I am leveraging the SLEPc library for solving the first $k$ (where $k = 3$ or $4$) eigenvalues and their corresponding vectors for a matrix of size 200,000. The matrix is sparse and symmetric. I intend to compute the eigenvalues without using MPI, as a result of which the entire computation takes more than 2 minutes. I have tried many eigensolvers like Krylov-Schur, Jacobi-Davidson, and Rayleigh Quotient CG but it takes an awful amount of time to finish computation for each of them.
The Lanczos/Krylov-Schur returns the extreme eigenvalues of the spectrum quite fast, on the contrary. It would be awesome if I could replicate such behavior for the interior values of the spectrum. But so far I have not met with any success.
Is there any way to accelerate the convergence using a single MPI process? Tweaking the tolerance and maximum iterations does not help.

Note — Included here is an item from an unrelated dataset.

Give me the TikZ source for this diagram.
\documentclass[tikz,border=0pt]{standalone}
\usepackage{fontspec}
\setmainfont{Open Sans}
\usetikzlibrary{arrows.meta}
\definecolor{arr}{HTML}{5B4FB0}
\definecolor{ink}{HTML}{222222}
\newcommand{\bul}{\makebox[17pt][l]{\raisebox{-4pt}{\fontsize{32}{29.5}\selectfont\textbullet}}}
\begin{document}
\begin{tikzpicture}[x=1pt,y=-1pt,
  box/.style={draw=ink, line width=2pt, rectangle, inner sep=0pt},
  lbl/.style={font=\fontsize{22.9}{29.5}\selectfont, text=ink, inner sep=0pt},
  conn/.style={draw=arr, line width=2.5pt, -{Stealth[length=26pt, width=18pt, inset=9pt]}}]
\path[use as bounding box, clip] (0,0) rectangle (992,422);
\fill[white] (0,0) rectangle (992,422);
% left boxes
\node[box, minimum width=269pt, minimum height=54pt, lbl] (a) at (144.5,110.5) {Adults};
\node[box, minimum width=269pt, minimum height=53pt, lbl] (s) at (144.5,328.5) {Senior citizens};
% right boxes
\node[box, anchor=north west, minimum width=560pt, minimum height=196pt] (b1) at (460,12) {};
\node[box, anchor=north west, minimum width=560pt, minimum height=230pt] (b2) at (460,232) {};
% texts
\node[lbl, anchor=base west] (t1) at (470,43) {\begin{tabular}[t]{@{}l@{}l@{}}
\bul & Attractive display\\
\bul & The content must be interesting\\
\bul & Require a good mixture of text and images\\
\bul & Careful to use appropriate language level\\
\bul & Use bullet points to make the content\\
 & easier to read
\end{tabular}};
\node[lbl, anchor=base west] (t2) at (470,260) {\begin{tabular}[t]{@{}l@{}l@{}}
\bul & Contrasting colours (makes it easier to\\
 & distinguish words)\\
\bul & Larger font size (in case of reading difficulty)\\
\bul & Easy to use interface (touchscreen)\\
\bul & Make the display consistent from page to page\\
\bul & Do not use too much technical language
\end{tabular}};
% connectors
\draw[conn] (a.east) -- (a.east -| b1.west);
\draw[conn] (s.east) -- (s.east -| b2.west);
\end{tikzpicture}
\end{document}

So far these are what I have tried for a sparse symmetric matrix of size 51309 x 51309:
./RunPart -eps_type gd -st_type precond -st_pc_type ilu -eps_target 0.01 -eps_tol 1e-6 -eps_conv_abs -eps_nev 5
This takes 42.76 seconds to produce the 4 eigenvalues.

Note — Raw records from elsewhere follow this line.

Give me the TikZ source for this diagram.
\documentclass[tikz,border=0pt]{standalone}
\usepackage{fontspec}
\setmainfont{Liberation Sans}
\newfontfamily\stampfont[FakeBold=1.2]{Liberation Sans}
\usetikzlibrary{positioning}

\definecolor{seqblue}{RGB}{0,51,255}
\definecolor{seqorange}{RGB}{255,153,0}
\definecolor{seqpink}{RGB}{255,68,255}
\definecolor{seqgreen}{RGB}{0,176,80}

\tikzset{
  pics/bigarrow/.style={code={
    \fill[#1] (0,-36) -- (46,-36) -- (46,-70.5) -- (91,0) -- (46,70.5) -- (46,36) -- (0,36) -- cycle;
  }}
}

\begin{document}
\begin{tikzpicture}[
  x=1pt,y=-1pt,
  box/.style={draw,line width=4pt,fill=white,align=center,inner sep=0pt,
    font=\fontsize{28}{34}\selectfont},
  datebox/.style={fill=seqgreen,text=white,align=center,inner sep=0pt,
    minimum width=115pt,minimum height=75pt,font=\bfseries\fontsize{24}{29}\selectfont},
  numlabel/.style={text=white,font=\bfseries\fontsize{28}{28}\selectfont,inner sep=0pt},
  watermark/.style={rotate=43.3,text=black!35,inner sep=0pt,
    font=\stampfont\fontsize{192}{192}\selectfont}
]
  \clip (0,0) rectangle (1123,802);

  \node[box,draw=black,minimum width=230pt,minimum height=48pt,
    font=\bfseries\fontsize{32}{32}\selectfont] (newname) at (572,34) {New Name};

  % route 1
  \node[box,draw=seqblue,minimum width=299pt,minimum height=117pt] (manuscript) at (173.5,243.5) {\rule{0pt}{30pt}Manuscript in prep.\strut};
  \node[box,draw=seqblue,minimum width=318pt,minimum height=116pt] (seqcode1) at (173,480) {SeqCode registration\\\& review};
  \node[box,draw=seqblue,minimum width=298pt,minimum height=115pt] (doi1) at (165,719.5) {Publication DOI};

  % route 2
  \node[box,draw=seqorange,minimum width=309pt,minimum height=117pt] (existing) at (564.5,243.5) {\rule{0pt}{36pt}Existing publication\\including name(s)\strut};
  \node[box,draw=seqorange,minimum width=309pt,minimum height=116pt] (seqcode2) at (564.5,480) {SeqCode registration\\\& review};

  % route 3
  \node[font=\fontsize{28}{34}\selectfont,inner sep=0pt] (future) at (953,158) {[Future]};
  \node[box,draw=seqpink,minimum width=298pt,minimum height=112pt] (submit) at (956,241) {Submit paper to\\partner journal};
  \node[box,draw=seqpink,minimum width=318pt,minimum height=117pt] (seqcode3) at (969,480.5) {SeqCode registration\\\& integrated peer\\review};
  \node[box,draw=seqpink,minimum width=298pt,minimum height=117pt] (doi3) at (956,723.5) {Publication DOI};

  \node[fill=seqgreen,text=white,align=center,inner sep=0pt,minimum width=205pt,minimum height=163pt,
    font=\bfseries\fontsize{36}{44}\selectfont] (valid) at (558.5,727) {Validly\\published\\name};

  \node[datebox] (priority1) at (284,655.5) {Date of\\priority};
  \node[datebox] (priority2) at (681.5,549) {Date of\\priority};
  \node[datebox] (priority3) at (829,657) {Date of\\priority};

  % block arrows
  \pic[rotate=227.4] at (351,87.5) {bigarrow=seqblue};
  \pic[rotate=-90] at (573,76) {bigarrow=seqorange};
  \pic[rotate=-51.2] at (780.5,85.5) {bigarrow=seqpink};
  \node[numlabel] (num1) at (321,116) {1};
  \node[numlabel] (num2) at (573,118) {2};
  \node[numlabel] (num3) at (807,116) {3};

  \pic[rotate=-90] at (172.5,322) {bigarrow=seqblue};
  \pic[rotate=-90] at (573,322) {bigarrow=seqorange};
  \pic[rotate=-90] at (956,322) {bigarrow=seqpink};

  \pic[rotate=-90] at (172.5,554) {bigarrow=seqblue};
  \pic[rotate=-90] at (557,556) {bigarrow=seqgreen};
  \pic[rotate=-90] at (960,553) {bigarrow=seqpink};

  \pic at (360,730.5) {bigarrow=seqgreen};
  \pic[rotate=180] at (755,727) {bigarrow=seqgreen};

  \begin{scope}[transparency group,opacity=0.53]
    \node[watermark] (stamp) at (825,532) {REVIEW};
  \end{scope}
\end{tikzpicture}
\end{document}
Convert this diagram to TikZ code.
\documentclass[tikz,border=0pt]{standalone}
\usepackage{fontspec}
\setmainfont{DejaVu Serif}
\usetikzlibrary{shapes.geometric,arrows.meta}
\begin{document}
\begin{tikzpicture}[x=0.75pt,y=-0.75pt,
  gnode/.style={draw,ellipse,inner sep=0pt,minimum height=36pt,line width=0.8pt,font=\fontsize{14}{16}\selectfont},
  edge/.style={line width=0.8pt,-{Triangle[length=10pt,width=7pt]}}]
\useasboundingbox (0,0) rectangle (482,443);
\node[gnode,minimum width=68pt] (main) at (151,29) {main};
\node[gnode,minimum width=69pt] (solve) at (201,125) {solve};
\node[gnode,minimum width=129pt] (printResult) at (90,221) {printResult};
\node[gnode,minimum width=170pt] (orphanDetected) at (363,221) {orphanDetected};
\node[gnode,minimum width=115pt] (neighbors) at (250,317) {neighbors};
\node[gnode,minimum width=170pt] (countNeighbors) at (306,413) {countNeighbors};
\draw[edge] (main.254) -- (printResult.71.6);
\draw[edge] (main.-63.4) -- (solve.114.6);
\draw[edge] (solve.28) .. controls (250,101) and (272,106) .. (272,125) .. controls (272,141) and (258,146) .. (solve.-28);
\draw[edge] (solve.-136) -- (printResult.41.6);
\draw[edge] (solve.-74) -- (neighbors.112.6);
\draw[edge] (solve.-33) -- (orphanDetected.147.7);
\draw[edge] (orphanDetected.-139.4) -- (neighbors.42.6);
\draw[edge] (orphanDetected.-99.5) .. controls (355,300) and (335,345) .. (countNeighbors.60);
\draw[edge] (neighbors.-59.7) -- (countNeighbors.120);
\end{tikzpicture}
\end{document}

./RunPart -st_type sinvert -eps_target 0.001 -st_pc_type ilu -eps_tol 1e-5 -eps_conv_abs -eps_nev 4
This takes around 13.49 seconds but the eigenvalues contain a significant amount of error.
k ||Ax-kx||/||kx||
-------------- ----------------
0.087226 0.0797854
0.088502 0.0947138
0.089405 0.0702111
0.091540 0.0483211
Can some please provide some guidance with this issue?